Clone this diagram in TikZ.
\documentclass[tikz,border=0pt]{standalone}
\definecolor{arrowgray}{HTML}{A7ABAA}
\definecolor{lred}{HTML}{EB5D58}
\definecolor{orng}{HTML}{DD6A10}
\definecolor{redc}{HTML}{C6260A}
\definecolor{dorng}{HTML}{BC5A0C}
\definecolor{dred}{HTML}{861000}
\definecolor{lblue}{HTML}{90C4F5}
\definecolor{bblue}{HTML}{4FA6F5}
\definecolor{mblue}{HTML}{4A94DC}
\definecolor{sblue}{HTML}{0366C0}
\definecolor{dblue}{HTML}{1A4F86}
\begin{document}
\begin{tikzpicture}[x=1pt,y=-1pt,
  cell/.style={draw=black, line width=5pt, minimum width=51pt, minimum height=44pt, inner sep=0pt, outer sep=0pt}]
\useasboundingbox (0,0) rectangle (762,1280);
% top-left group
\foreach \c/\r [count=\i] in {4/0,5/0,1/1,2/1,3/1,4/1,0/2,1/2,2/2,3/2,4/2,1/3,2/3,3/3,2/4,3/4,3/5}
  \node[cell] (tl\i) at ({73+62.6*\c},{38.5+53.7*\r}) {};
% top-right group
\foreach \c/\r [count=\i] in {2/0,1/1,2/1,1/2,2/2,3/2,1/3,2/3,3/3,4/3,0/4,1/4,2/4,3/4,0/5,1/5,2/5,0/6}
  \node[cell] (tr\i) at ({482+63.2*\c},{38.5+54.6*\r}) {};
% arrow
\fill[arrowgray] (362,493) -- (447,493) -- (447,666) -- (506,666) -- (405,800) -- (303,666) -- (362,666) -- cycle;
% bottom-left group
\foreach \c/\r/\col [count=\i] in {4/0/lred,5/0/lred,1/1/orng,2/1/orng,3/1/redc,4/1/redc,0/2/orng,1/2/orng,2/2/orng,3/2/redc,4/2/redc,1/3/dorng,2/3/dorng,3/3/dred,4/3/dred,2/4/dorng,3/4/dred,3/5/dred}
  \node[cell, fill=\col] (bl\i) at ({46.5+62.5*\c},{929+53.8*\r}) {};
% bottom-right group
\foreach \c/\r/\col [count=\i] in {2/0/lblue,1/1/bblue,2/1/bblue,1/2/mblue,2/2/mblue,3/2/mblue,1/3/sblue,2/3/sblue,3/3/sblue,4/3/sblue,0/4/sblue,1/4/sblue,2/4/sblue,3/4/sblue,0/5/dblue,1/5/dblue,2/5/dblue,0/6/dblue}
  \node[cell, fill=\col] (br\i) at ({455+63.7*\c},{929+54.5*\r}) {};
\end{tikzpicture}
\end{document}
· · ·
Return every line exactly.

- [SOLUTION FOR THIS TASK]
Clone this diagram in TikZ.
\documentclass[tikz,border=0pt]{standalone}
\definecolor{arrowgray}{HTML}{A7ABAA}
\definecolor{lred}{HTML}{EB5D58}
\definecolor{orng}{HTML}{DD6A10}
\definecolor{redc}{HTML}{C6260A}
\definecolor{dorng}{HTML}{BC5A0C}
\definecolor{dred}{HTML}{861000}
\definecolor{lblue}{HTML}{90C4F5}
\definecolor{bblue}{HTML}{4FA6F5}
\definecolor{mblue}{HTML}{4A94DC}
\definecolor{sblue}{HTML}{0366C0}
\definecolor{dblue}{HTML}{1A4F86}
\begin{document}
\begin{tikzpicture}[x=1pt,y=-1pt,
  cell/.style={draw=black, line width=5pt, minimum width=51pt, minimum height=44pt, inner sep=0pt, outer sep=0pt}]
\useasboundingbox (0,0) rectangle (762,1280);
% top-left group
\foreach \c/\r [count=\i] in {4/0,5/0,1/1,2/1,3/1,4/1,0/2,1/2,2/2,3/2,4/2,1/3,2/3,3/3,2/4,3/4,3/5}
  \node[cell] (tl\i) at ({73+62.6*\c},{38.5+53.7*\r}) {};
% top-right group
\foreach \c/\r [count=\i] in {2/0,1/1,2/1,1/2,2/2,3/2,1/3,2/3,3/3,4/3,0/4,1/4,2/4,3/4,0/5,1/5,2/5,0/6}
  \node[cell] (tr\i) at ({482+63.2*\c},{38.5+54.6*\r}) {};
% arrow
\fill[arrowgray] (362,493) -- (447,493) -- (447,666) -- (506,666) -- (405,800) -- (303,666) -- (362,666) -- cycle;
% bottom-left group
\foreach \c/\r/\col [count=\i] in {4/0/lred,5/0/lred,1/1/orng,2/1/orng,3/1/redc,4/1/redc,0/2/orng,1/2/orng,2/2/orng,3/2/redc,4/2/redc,1/3/dorng,2/3/dorng,3/3/dred,4/3/dred,2/4/dorng,3/4/dred,3/5/dred}
  \node[cell, fill=\col] (bl\i) at ({46.5+62.5*\c},{929+53.8*\r}) {};
% bottom-right group
\foreach \c/\r/\col [count=\i] in {2/0/lblue,1/1/bblue,2/1/bblue,1/2/mblue,2/2/mblue,3/2/mblue,1/3/sblue,2/3/sblue,3/3/sblue,4/3/sblue,0/4/sblue,1/4/sblue,2/4/sblue,3/4/sblue,0/5/dblue,1/5/dblue,2/5/dblue,0/6/dblue}
  \node[cell, fill=\col] (br\i) at ({455+63.7*\c},{929+54.5*\r}) {};
\end{tikzpicture}
\end{document}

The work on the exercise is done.